Slippery shores. A collision between two ships in the Singapore Strait resulted in a spill of around 400 tonnes of fuel oil, much of which washed up on the city-state’s southern coastlines. Authorities immediately launched a clean-up operation to disperse patches of oil and remove contaminated sand, after the spill tainted several tourist beaches. Despite reports of marine animals covered in oil, conservation researchers are optimistic that clean-up efforts will help to mitigate any longer-lasting impacts on biodiversity in the region.

A kidney organoid with a complex vascular system.

Credit: Institute for Bioengineering of Catalonia (IBEC)

Credit: Institute for Bioengineering of Catalonia (IBEC)

Model kidney. For the first time, researchers have created a tiny 3D model of the kidney that mimics the complex system of blood vessels found in human kidneys. They did this by joining two types of organoid — a cluster of cells that reproduces aspects of human organs — to make an ‘assembloid’, pictured here. Organoids are often used to model diseases and investigate the effects of potential treatments, so incorporating complex structures such as vessels could allow scientists to visualize more-complex diseases. The study team hopes to use similar technique to make more-realistic heart organoids.
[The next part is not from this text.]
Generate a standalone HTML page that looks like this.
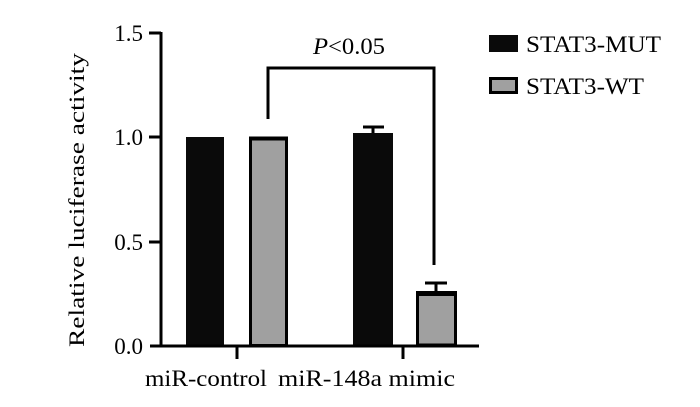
<!DOCTYPE html>
<html><head><meta charset="utf-8"><style>body{margin:0;background:#fff} svg text{font-family:"Liberation Serif","Times New Roman",serif;}</style></head>
<body>
<svg width="700" height="402" viewBox="0 0 700 402" xmlns="http://www.w3.org/2000/svg" style="font-family:'Liberation Serif',serif" fill="#000">
<rect width="700" height="402" fill="#fff"/>
<!-- bars -->
<rect x="186" y="137" width="38" height="208" fill="#0a0a0a"/>
<rect x="250.5" y="138.5" width="36" height="207" fill="#a0a0a0" stroke="#000" stroke-width="3"/>
<line x1="249" y1="138.5" x2="288" y2="138.5" stroke="#000" stroke-width="4"/>
<rect x="353" y="133" width="40" height="212" fill="#0a0a0a"/>
<line x1="373" y1="133" x2="373" y2="127" stroke="#000" stroke-width="3"/>
<line x1="363" y1="127" x2="384" y2="127" stroke="#000" stroke-width="3"/>
<rect x="417.5" y="293" width="38" height="52" fill="#a0a0a0" stroke="#000" stroke-width="3"/>
<line x1="416" y1="293.5" x2="457" y2="293.5" stroke="#000" stroke-width="5"/>
<line x1="436" y1="291" x2="436" y2="283" stroke="#000" stroke-width="3"/>
<line x1="425" y1="283" x2="447" y2="283" stroke="#000" stroke-width="3"/>
<!-- axes -->
<line x1="161" y1="32" x2="161" y2="347" stroke="#000" stroke-width="3"/>
<line x1="150" y1="346" x2="479" y2="346" stroke="#000" stroke-width="3"/>
<g stroke="#000" stroke-width="3">
<line x1="149" y1="33" x2="161" y2="33"/>
<line x1="149" y1="137" x2="161" y2="137"/>
<line x1="149" y1="242" x2="161" y2="242"/>
<line x1="237" y1="346" x2="237" y2="359"/>
<line x1="403" y1="346" x2="403" y2="359"/>
</g>
<g font-size="23" text-anchor="end">
<text x="143" y="41">1.5</text>
<text x="143" y="145">1.0</text>
<text x="143" y="250">0.5</text>
<text x="143" y="354">0.0</text>
</g>
<g font-size="23">
<text x="145" y="386" textLength="122" lengthAdjust="spacingAndGlyphs">miR-control</text>
<text x="278" y="386" textLength="177" lengthAdjust="spacingAndGlyphs">miR-148a mimic</text>
</g>
<text transform="translate(84,200) rotate(-90)" font-size="22" text-anchor="middle" textLength="294" lengthAdjust="spacingAndGlyphs">Relative luciferase activity</text>
<!-- bracket -->
<polyline points="268,119 268,68 434,68 434,265" fill="none" stroke="#000" stroke-width="3"/>
<text x="313" y="54" font-size="23" textLength="72" lengthAdjust="spacingAndGlyphs"><tspan font-style="italic">P</tspan>&lt;0.05</text>
<!-- legend -->
<rect x="489" y="35" width="29" height="17" fill="#0a0a0a"/>
<rect x="490.5" y="78.5" width="26" height="14" fill="#a0a0a0" stroke="#000" stroke-width="3"/>
<text x="526" y="52" font-size="23" textLength="135" lengthAdjust="spacingAndGlyphs">STAT3-MUT</text>
<text x="526" y="94" font-size="23" textLength="118" lengthAdjust="spacingAndGlyphs">STAT3-WT</text>
</svg>
</body></html>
Credit: Tokiko Saigo et al. This video has no sound.

Credit: Tokiko Saigo et al. This video has no sound.

Moss piglet superpowers. Affectionately known as water bears or moss piglets, tardigrades are some of the hardiest creatures on the planet. They’re able to withstand freezing and boiling temperatures and can even survive the vacuum of space. Now, researchers are using CRISPR-Cas9 genome-editing technology to edit the genes of Ramazzottius varieornatus tardigrades. Here, a tardigrade is injected with CRISPR tools that will alter one of its genes, and those of the eggs that it produces. The researchers hope that a better understanding of the genetic traits of tardigrades will one day reveal what makes them so resilient.

Geysers on Mars red surface

Credit: NASA/JPL-Caltech/UArizona

Credit: NASA/JPL-Caltech/UArizona

Martian geysers. NASA’s Mars Reconnaissance Orbiter captured this image of ‘geyser season’ in Mars’s South Polar region. The period is characterized by eruptions of gas and dust through weaknesses in the layers of carbon dioxide ice that accumulate on the surface over winter. The gas forms when sunlight warms ice at the lower depths, causing carbon dioxide to sublimate and build up pressure. The fan shapes left by the geysers show the direction in which the wind was blowing at the time they erupted.

Credit: Oliver Steinbock. This video has no sound.

Credit: Oliver Steinbock. This video has no sound.

Salt-stain science. Chemists are developing a machine-learning algorithm that can identify the chemical composition of different salts based on the patterns they make when a droplet of the salt’s solution dries up. Researchers recorded 7,500 photos of 42 types of salt stain, and translated each image into parameters that can be rapidly analysed by the algorithm. These characteristics include pattern features such as texture, compactness and the arrangement of crystals. When tested on images that were not part of the initial data set, the program identified the correct salt 90% of the time. The team plans to improve on this by training the algorithm on thousands more images. Being able to visually identify chemicals in this way could have several applications, from blood testing to space exploration.

A view of a young star in the shape of a teardrop

Credit: ESO/M. L. Aru et al.

Credit: ESO/M. L. Aru et al.

Stellar oddball. This bizarrely shaped object is a young star in the Orion Nebula, around 400 parsecs away from Earth. Its unusual appearance is the result of interactions with other stars that are out of shot. The bright yellow bow-shaped structure forms when radiation from stars beyond the upper-right corner of the image clashes with the material around the young star. The elongated purple ‘tail’ extending towards the bottom left is a disc of gas and dust — the kind of material that usually goes on to form planets. In this case, the disc is being dragged away from the star by stars outside the field of view. The image was taken by the Very Large Telescope in Chile. The different colours map the distribution of elements including hydrogen, nitrogen, sulfur and oxygen.